Description of the task | Reproduce exactly the run of lines from the one containing "Convert this chart to Apache ECharts code." through the one containing "0.003, 0.002, 0.002];". Pictures do not belong in the copy.

[BEGIN Material for the task]

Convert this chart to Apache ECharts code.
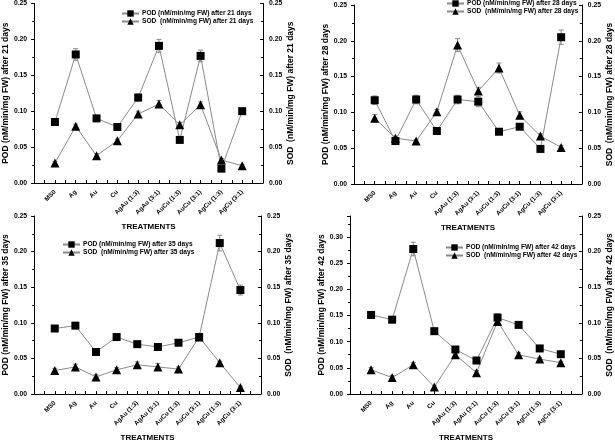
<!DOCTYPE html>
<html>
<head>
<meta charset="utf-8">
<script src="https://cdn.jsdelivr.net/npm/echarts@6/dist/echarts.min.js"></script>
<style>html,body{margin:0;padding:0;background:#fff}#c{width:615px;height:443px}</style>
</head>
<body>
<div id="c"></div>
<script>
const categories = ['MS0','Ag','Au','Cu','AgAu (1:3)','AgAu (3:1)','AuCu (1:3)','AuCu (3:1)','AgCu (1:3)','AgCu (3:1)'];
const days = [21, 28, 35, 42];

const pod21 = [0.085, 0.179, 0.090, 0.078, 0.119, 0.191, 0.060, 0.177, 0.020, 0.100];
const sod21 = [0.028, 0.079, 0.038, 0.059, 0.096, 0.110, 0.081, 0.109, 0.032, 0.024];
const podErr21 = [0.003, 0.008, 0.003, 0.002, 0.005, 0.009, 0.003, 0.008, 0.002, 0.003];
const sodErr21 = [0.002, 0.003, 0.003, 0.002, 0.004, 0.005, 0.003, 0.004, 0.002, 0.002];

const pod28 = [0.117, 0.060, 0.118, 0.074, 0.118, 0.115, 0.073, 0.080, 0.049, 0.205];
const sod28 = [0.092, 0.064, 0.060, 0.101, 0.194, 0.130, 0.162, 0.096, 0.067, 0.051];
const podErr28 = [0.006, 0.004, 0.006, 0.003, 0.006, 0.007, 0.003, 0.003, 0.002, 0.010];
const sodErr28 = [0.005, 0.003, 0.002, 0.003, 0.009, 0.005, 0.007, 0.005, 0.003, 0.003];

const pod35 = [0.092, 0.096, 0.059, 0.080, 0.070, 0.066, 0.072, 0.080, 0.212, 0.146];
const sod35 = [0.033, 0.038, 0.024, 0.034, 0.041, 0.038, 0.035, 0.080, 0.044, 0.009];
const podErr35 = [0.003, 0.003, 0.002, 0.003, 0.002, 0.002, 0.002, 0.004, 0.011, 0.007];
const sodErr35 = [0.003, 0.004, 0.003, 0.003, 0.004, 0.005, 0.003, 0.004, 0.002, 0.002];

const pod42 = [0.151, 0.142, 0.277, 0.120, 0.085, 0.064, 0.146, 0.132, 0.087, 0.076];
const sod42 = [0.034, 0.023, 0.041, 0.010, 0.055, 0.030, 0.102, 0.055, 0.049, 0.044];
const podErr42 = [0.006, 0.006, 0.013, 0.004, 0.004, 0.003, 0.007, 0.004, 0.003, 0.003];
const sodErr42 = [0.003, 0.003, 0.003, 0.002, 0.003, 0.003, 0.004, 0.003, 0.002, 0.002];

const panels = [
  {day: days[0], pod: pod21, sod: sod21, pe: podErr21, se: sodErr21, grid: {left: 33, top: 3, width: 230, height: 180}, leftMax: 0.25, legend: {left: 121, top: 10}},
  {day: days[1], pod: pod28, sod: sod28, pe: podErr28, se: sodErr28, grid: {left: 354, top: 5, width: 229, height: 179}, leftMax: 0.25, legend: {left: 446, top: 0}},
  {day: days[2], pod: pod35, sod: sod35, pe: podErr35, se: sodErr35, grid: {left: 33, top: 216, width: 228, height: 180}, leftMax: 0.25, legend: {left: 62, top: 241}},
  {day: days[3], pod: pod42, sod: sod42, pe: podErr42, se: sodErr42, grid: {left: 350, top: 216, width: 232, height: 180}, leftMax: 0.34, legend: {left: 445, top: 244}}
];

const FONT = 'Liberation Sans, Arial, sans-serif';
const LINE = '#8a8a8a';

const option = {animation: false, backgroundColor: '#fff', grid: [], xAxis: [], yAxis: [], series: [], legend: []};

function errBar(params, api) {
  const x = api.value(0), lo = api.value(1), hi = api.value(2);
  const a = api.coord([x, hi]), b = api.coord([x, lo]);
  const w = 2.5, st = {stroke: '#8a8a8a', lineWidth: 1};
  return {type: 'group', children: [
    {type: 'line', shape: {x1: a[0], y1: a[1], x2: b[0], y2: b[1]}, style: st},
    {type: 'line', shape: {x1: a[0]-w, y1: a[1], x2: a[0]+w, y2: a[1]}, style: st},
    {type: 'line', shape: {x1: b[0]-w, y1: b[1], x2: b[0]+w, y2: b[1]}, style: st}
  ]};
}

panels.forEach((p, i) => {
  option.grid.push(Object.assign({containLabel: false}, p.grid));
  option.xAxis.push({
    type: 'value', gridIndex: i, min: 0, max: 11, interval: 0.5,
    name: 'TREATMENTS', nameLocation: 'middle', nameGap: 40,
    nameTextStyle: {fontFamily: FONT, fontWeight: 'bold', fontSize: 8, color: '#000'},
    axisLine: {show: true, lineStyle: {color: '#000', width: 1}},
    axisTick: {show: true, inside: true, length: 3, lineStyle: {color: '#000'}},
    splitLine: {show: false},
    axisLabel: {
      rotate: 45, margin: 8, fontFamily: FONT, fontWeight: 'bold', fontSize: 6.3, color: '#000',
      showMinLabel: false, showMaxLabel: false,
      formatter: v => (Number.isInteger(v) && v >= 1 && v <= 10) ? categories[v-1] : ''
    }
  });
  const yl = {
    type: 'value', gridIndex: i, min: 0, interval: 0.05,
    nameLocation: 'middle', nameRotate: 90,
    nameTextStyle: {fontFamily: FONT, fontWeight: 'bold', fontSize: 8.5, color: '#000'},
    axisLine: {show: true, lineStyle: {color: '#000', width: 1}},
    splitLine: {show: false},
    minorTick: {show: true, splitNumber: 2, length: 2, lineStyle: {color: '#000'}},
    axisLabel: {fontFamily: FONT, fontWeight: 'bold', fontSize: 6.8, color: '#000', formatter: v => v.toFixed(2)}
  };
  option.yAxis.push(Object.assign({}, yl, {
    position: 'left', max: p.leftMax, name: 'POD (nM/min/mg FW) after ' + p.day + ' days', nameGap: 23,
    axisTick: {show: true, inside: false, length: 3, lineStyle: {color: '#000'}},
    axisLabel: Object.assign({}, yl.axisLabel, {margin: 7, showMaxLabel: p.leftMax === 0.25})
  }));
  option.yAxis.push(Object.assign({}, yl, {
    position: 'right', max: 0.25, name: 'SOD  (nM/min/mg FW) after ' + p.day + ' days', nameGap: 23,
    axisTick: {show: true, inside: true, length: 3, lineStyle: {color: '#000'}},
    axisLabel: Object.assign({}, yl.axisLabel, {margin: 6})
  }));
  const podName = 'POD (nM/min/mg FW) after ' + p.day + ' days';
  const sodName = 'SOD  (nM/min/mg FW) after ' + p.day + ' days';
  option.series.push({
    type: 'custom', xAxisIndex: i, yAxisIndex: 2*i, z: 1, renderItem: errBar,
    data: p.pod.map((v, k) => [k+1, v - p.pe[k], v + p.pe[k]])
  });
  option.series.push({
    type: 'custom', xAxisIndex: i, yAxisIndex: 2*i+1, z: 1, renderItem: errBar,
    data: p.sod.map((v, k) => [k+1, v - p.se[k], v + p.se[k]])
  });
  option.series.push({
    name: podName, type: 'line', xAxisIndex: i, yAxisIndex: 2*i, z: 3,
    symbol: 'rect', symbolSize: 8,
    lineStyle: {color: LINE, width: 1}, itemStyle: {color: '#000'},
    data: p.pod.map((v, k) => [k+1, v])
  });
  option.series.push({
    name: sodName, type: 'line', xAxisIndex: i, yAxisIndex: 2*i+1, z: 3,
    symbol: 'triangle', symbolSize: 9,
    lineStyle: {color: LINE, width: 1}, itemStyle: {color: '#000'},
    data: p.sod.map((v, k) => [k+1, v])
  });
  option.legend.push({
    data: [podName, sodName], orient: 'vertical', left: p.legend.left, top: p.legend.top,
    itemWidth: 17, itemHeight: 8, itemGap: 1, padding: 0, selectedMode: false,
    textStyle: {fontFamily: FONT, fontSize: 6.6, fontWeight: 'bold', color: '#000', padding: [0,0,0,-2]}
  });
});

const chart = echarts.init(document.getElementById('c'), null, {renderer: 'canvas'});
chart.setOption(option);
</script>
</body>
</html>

[END Material for the task]
[BEGIN Material for the task]

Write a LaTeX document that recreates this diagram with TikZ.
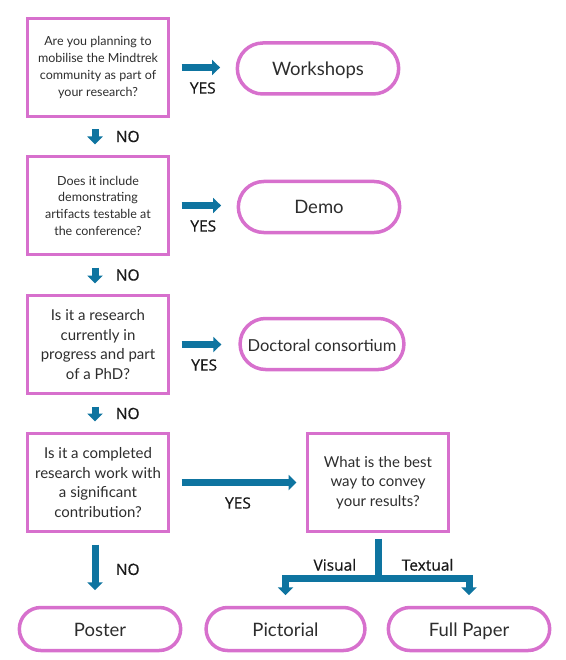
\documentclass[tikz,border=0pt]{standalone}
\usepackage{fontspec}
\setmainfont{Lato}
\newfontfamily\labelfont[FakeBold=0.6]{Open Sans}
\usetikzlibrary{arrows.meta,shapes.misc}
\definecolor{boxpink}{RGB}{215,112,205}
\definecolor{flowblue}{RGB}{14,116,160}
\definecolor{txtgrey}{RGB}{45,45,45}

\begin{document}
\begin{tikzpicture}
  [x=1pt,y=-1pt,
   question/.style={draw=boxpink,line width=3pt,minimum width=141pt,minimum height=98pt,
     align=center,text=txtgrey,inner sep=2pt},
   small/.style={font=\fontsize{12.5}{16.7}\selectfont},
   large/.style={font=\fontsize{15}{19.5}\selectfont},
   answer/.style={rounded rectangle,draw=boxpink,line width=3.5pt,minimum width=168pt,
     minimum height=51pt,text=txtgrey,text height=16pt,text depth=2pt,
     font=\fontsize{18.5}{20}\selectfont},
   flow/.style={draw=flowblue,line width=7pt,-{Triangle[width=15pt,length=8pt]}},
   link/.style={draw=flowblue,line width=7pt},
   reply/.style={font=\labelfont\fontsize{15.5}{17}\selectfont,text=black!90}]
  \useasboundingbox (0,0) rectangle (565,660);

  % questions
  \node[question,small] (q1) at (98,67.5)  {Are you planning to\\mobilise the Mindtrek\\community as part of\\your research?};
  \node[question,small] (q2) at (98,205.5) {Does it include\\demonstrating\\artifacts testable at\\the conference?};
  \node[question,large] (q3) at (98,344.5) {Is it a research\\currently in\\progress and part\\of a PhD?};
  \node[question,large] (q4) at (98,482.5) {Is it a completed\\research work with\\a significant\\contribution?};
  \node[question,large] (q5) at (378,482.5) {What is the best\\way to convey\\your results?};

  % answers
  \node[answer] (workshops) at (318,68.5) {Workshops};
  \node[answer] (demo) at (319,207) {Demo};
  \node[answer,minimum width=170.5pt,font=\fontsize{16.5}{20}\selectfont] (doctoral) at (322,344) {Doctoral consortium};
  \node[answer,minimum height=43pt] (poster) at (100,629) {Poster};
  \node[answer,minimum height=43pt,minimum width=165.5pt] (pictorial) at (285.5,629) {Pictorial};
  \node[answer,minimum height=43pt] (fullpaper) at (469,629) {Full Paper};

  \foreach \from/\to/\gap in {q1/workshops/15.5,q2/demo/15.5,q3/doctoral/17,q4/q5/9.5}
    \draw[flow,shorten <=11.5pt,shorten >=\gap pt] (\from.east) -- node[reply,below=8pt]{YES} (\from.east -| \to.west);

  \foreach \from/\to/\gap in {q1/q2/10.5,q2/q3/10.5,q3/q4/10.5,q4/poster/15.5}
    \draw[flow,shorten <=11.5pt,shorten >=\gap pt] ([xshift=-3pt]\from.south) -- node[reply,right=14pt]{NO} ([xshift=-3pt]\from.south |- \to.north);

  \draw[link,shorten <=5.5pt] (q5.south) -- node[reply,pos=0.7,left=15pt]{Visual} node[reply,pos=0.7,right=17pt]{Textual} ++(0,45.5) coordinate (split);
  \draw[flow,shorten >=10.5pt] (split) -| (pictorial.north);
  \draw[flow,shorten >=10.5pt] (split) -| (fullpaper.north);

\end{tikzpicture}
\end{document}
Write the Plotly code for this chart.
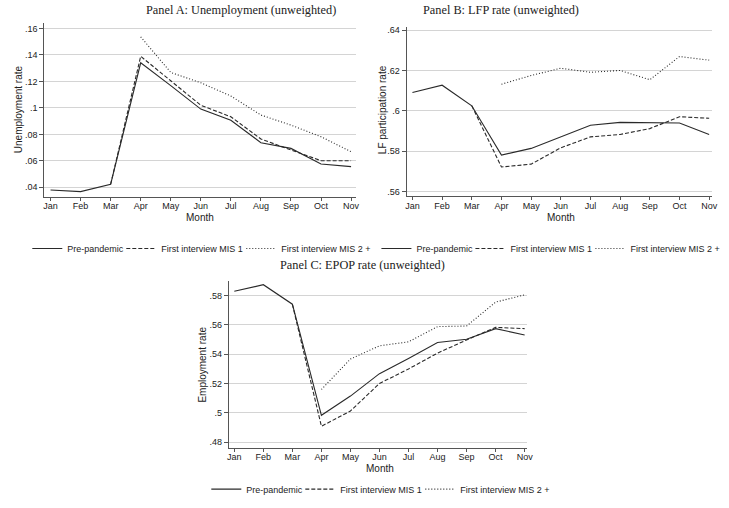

[END Material for the task]

Solution to this task |
Convert this chart to Apache ECharts code.
<!DOCTYPE html>
<html>
<head>
<meta charset="utf-8">
<script src="https://cdn.jsdelivr.net/npm/echarts@6/dist/echarts.min.js"></script>
<style>html,body{margin:0;padding:0;background:#fff}#c{width:615px;height:443px}</style>
</head>
<body>
<div id="c"></div>
<script>
const categories = ['MS0','Ag','Au','Cu','AgAu (1:3)','AgAu (3:1)','AuCu (1:3)','AuCu (3:1)','AgCu (1:3)','AgCu (3:1)'];
const days = [21, 28, 35, 42];

const pod21 = [0.085, 0.179, 0.090, 0.078, 0.119, 0.191, 0.060, 0.177, 0.020, 0.100];
const sod21 = [0.028, 0.079, 0.038, 0.059, 0.096, 0.110, 0.081, 0.109, 0.032, 0.024];
const podErr21 = [0.003, 0.008, 0.003, 0.002, 0.005, 0.009, 0.003, 0.008, 0.002, 0.003];
const sodErr21 = [0.002, 0.003, 0.003, 0.002, 0.004, 0.005, 0.003, 0.004, 0.002, 0.002];

const pod28 = [0.117, 0.060, 0.118, 0.074, 0.118, 0.115, 0.073, 0.080, 0.049, 0.205];
const sod28 = [0.092, 0.064, 0.060, 0.101, 0.194, 0.130, 0.162, 0.096, 0.067, 0.051];
const podErr28 = [0.006, 0.004, 0.006, 0.003, 0.006, 0.007, 0.003, 0.003, 0.002, 0.010];
const sodErr28 = [0.005, 0.003, 0.002, 0.003, 0.009, 0.005, 0.007, 0.005, 0.003, 0.003];

const pod35 = [0.092, 0.096, 0.059, 0.080, 0.070, 0.066, 0.072, 0.080, 0.212, 0.146];
const sod35 = [0.033, 0.038, 0.024, 0.034, 0.041, 0.038, 0.035, 0.080, 0.044, 0.009];
const podErr35 = [0.003, 0.003, 0.002, 0.003, 0.002, 0.002, 0.002, 0.004, 0.011, 0.007];
const sodErr35 = [0.003, 0.004, 0.003, 0.003, 0.004, 0.005, 0.003, 0.004, 0.002, 0.002];

const pod42 = [0.151, 0.142, 0.277, 0.120, 0.085, 0.064, 0.146, 0.132, 0.087, 0.076];
const sod42 = [0.034, 0.023, 0.041, 0.010, 0.055, 0.030, 0.102, 0.055, 0.049, 0.044];
const podErr42 = [0.006, 0.006, 0.013, 0.004, 0.004, 0.003, 0.007, 0.004, 0.003, 0.003];
const sodErr42 = [0.003, 0.003, 0.003, 0.002, 0.003, 0.003, 0.004, 0.003, 0.002, 0.002];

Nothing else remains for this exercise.